On 9/18/19 8:58 PM, David Steele wrote:
> On 9/18/19 9:40 PM, Ron wrote:
>> I'm concerned with one pgbackrest process stepping over another one and
>> the restore (or the "pg_ctl start" recovery phase) accidentally
>> corrupting the production database by writing WAL files to the original
>> cluster.
> This is not an issue unless you seriously game the system. When a
> cluster is promoted it selects a new timeline and all WAL will be
> archived to the repo on that new timeline.

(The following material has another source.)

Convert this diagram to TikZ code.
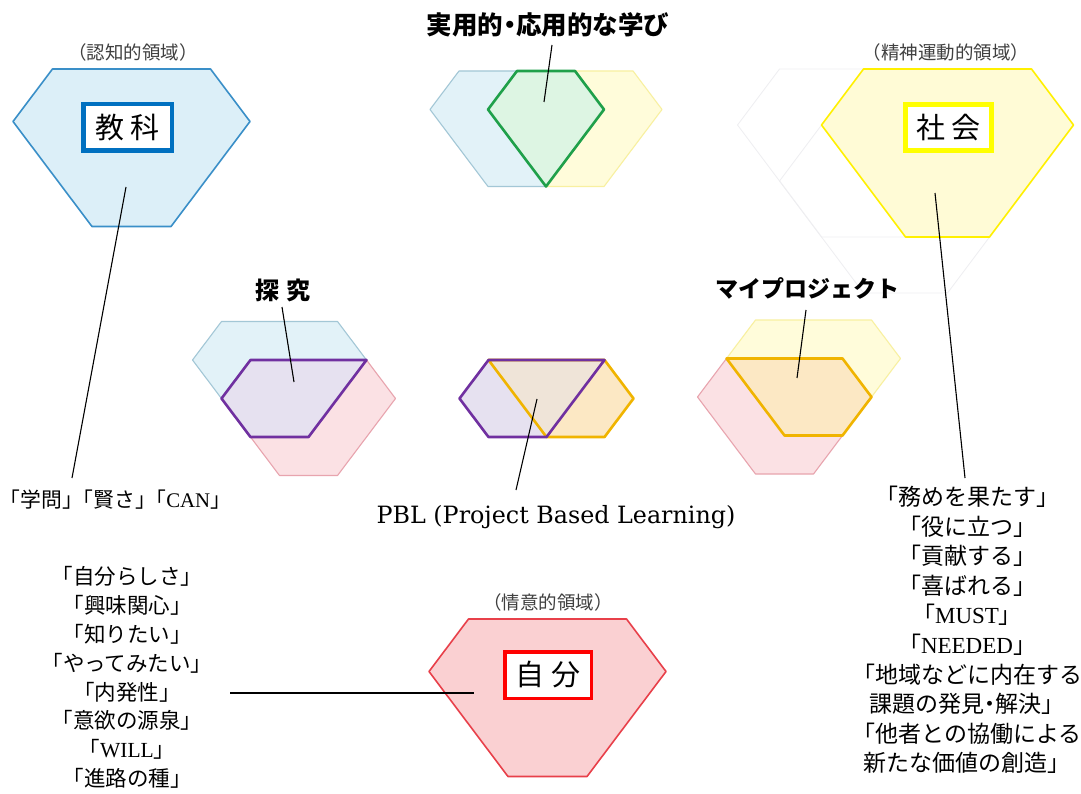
\documentclass[tikz,border=0pt]{standalone}
\usepackage{fontspec}
\setmainfont{Liberation Serif}
\newfontfamily\jp{Noto Sans CJK JP}
\newfontfamily\lat{Liberation Serif}
\newfontfamily\pblfont{DejaVu Serif}
\definecolor{bBlueL}{HTML}{3A8FC8}
\definecolor{bBlueF}{HTML}{DCEFF8}
\definecolor{sBlueL}{HTML}{A3C7D6}
\definecolor{sBlueF}{HTML}{E2F2F8}
\definecolor{bYelL}{HTML}{FFF000}
\definecolor{bYelF}{HTML}{FFFBD6}
\definecolor{sYelL}{HTML}{F8F0A0}
\definecolor{sYelF}{HTML}{FFFCDA}
\definecolor{bPinkL}{HTML}{E8404A}
\definecolor{bPinkF}{HTML}{FAD0D2}
\definecolor{sPinkL}{HTML}{E8A4AE}
\definecolor{sPinkF}{HTML}{FBE1E4}
\definecolor{grnL}{HTML}{1FA04A}
\definecolor{grnF}{HTML}{DDF5E3}
\definecolor{purL}{HTML}{7030A0}
\definecolor{purF}{HTML}{E6E1F0}
\definecolor{orgL}{HTML}{F0B400}
\definecolor{orgF}{HTML}{FCE8C4}
\definecolor{midF}{HTML}{EFE4D8}
\definecolor{ghost}{HTML}{EEEEF1}
\definecolor{boxBlue}{HTML}{0070C0}
\definecolor{boxYel}{HTML}{FFFF00}
\definecolor{boxRed}{HTML}{FF0000}
\definecolor{domain}{HTML}{404040}
\newcommand{\gemhex}[4]{({#1-2*#3},{#2}) -- ({#1+2*#3},{#2}) -- ({#1+3*#3},{#2+#4}) -- ({#1+#3},{#2+3*#4}) -- ({#1-#3},{#2+3*#4}) -- ({#1-3*#3},{#2+#4}) -- cycle}
\newcommand{\nakaguro}{\kern-0.25em・\kern-0.25em}
\tikzset{
  bighex/.style={line width=1.6pt, line join=round},
  smallhex/.style={line width=1.1pt, line join=round},
  overlap/.style={line width=2.6pt, line join=round},
  labelbox/.style={draw, fill=white, inner sep=0pt, font=\jp\fontsize{29}{29}\selectfont},
  domainlbl/.style={text=domain, inner sep=0pt, font=\jp\fontsize{18.5}{19}\selectfont},
  headlbl/.style={inner sep=0pt, font=\jp\bfseries\fontsize{23}{23}\selectfont},
  listtxt/.style={align=center, inner sep=0pt, font=\jp\fontsize{21.5}{28.8}\selectfont},
  listtxtr/.style={align=center, inner sep=0pt, font=\jp\fontsize{23}{29.55}\selectfont},
  conn/.style={draw=black, line width=1.1pt}
}
\begin{document}
\begin{tikzpicture}[x=1pt,y=-1pt]
\useasboundingbox (0,0) rectangle (1081,794);
\fill[white] (0,0) rectangle (1081,794);

% ---- big hexagons ----
\draw[bighex, draw=bBlueL, fill=bBlueF] \gemhex{131.5}{69}{39.5}{52.5};
\draw[line width=0.8pt, draw=ghost] \gemhex{905.5}{125}{42}{56};
\draw[line width=0.8pt, draw=ghost] \gemhex{863.5}{69}{42}{56};
\draw[bighex, draw=bYelL, fill=bYelF] \gemhex{947.5}{69}{42}{56};
\draw[bighex, draw=bPinkL, fill=bPinkF] \gemhex{547.5}{619}{39.5}{52.5};

% ---- top middle: practical learning ----
\draw[smallhex, draw=sBlueL, fill=sBlueF] \gemhex{517}{71}{29}{38.5};
\draw[smallhex, draw=sYelL, fill=sYelF] \gemhex{575}{71}{29}{38.5};
\draw[overlap, draw=grnL, fill=grnF] (517,71) -- (575,71) -- (604,109.5) -- (546,186.5) -- (488,109.5) -- cycle;

% ---- middle left: tankyu ----
\draw[smallhex, draw=sBlueL, fill=sBlueF] \gemhex{279.5}{321.5}{29}{38.5};
\draw[smallhex, draw=sPinkL, fill=sPinkF] \gemhex{308.5}{360}{29}{38.5};
\draw[overlap, draw=purL, fill=purF] (250.5,360) -- (366.5,360) -- (308.5,437) -- (250.5,437) -- (221.5,398.5) -- cycle;

% ---- middle right: my project ----
\draw[smallhex, draw=sYelL, fill=sYelF] \gemhex{813.5}{320}{29}{38.5};
\draw[smallhex, draw=sPinkL, fill=sPinkF] \gemhex{784.5}{358.5}{29}{38.5};
\draw[overlap, draw=orgL, fill=orgF] (726.5,358.5) -- (842.5,358.5) -- (871.5,397) -- (842.5,435.5) -- (784.5,435.5) -- cycle;

% ---- middle centre: PBL ----
\fill[purF] (488.5,360) -- (604.5,360) -- (546.5,437) -- (488.5,437) -- (459.5,398.5) -- cycle;
\fill[orgF] (488.5,360) -- (604.5,360) -- (633.5,398.5) -- (604.5,437) -- (546.5,437) -- cycle;
\fill[midF] (488.5,360) -- (604.5,360) -- (546.5,437) -- cycle;
\draw[overlap, draw=orgL] (488.5,360) -- (604.5,360) -- (633.5,398.5) -- (604.5,437) -- (546.5,437) -- cycle;
\draw[overlap, draw=purL] (488.5,360) -- (604.5,360) -- (546.5,437) -- (488.5,437) -- (459.5,398.5) -- cycle;

% ---- label boxes ----
\node[labelbox, draw=boxBlue, line width=4.5pt, minimum width=88.5pt, minimum height=46.5pt] (kyouka) at (127.5,127.5) {教 科};
\node[labelbox, draw=boxYel, line width=5pt, minimum width=86pt, minimum height=46pt] (shakai) at (948.5,127.5) {社 会};
\node[labelbox, draw=boxRed, line width=3.5pt, minimum width=86.5pt, minimum height=46.5pt] (jibun) at (548,675) {自 分};

% ---- domain labels ----
\node[domainlbl] (ninchi) at (133,52) {（認知的領域）};
\node[domainlbl] (seishin) at (946,52) {（精神運動的領域）};
\node[domainlbl] (joui) at (548,602) {（情意的領域）};

% ---- headings ----
\node[headlbl, font=\jp\bfseries\fontsize{25.5}{26}\selectfont] (jitsuyou) at (548,25) {実用的\nakaguro 応用的な学び};
\node[headlbl, font=\jp\bfseries\fontsize{24}{24}\selectfont] (tankyu) at (283,290) {探\hspace{0.3em}究};
\node[headlbl] (mypj) at (807,288) {マイプロジェクト};

% ---- texts ----
\node[listtxt, font=\jp\fontsize{20.8}{21}\selectfont] (gakumon) at (115.5,500) {\kern-0.45em「学問」\kern-0.5em「賢さ」\kern-0.5em「\lat CAN\jp 」\kern-0.45em};
\node[inner sep=0pt, font=\pblfont\fontsize{23.8}{24}\selectfont] (pbl) at (556,517) {PBL (Project Based Learning)};
\node[listtxt] (leftlist) at (127,677.5) {「自分らしさ」\\「興味関心」\\「知りたい」\\「やってみたい」\\「内発性」\\「意欲の源泉」\\「\lat WILL\jp 」\\「進路の種」};
\node[listtxtr] (rightlist) at (967,630) {「務めを果たす」\\「役に立つ」\\「貢献する」\\「喜ばれる」\\「\lat MUST\jp 」\\「\lat NEEDED\jp 」\\「地域などに内在する\\課題の発見\nakaguro 解決」\\「他者との協働による\\新たな価値の創造」};

% ---- connectors ----
\coordinate (k1) at (126,187);
\coordinate (k2) at (72,478);
\coordinate (j1) at (552,45);
\coordinate (j2) at (544,102);
\coordinate (s1) at (935,193);
\coordinate (s2) at (965,478);
\coordinate (t1) at (282,307);
\coordinate (t2) at (294,382);
\coordinate (m1) at (806,310);
\coordinate (m2) at (797,378);
\coordinate (p1) at (537,399);
\coordinate (p2) at (516,490);
\coordinate (b1) at (230,693);
\coordinate (b2) at (474,693);
\draw[conn] (k1) -- (k2);
\draw[conn] (j1) -- (j2);
\draw[conn] (s1) -- (s2);
\draw[conn] (t1) -- (t2);
\draw[conn] (m1) -- (m2);
\draw[conn] (p1) -- (p2);
\draw[conn] (b1) -- (b2);
\end{tikzpicture}
\end{document}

It's possible to promote a
> cluster without a timeline switch by tricking it but this is obviously a
> bad idea.
What's a timeline switchover?
> So, if you promote the new cluster and forget to disable archive_command
> there will be no conflict because the clusters will be generating WAL on
> separate timelines.
No cluster promotion even contemplated.
The point of the exercise would be to create an older copy of the cluster --
while the production cluster is still running, while production jobs are
still pumping data into the production database -- from before the time of
the data loss, and query it in an attempt to recover the records which were
deleted.
> In the case of a future failover a higher timeline will be selected so
> there still won't be a conflict.
>
> Unfortunately, that dead WAL from the rogue cluster will persist in the
> repo until an PostgreSQL upgrade because expire doesn't know when it can
> be removed since it has no context. We're not quite sure how to handle
> this but it seems a relatively minor issue, at least as far as
> consistency is concerned.
>
> If you do have a split-brain situation where two primaries are archiving
> on the same timeline then first-in wins. WAL from the losing primary
> will be rejected.
>
> Regards,
--
Angular momentum makes the world go 'round.